A single poorly judged decision can compromise years of future work. Unlike a bad haircut, colour mistakes are not easily erased. They linger structurally and visually.
This is why professional hair colouring is not about creativity alone.
It is about judgment.
Why Good Hair Colour Is Expensive
Good hair colour is expensive because the risk is high.
The more you change hair, the more you risk:
Integrity
Elasticity
Natural movement
Long-term flexibility
You are not paying for colour products.
You are not paying for time alone.
You are paying for:
Experience
Risk management
Technical restraint
Long-term vision
Experience protects beauty.
And protection is the real luxury clients are buying.

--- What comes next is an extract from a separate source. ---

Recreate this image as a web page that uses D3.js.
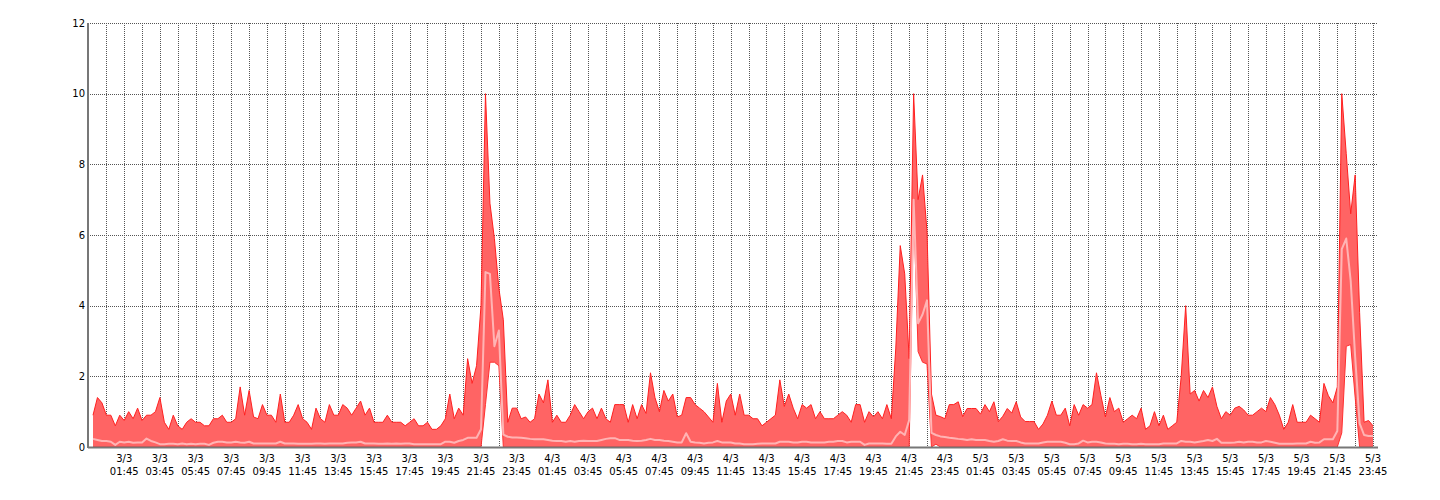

The Hidden Cost of Cheap Colouring
Cheap hair colouring is rarely cheap.
It simply postpones the cost.
Damage that takes years to grow out.
Corrections that limit future options.
Hair that no longer behaves naturally.
Lower prices often mean compromises:
The difference is always paid by the hair.
True Luxury in Hair Colour Is Restraint
The highest level of hair colouring often looks effortless.
Not because little was done but because nothing unnecessary was done.
Restraint is the most advanced skill in colour work.
Knowing how far to go.
Knowing when to stop.
Knowing what must remain untouched.
This is why the best colour work often goes unnoticed, yet deeply felt.
Great Colour Feels Invisible
Great hair colour does not announce itself.
It does not chase trends.
It does not display technique for attention.
It feels natural.
It feels intentional.
It feels inseparable from the person wearing it.
That is the difference between colour that decorates and colour that integrates.
One sits on the hair.
The other becomes part of identity.
Why a Good Hairdresser’s Price Is Non-Negotiable
When a hairdresser understands colouring as luxury, price is not a discussion point.
Not out of ego but out of responsibility.
Lowering the price would mean lowering:
Time
Focus
Accountability
Long-term care
And those compromises always show.
A serious hairdresser does not sell a momentary result.
They sell stability over time.
That is not negotiable without consequence.
Hair Colouring Is Authorship
Hair colouring is not about changing who you are.
It is about deciding how visibly you want your evolution to be written.
It is authorship.
It is intention.
It is mastery.
That is why hair colouring is a luxury.
Not because everyone can afford it but because it should never be treated lightly.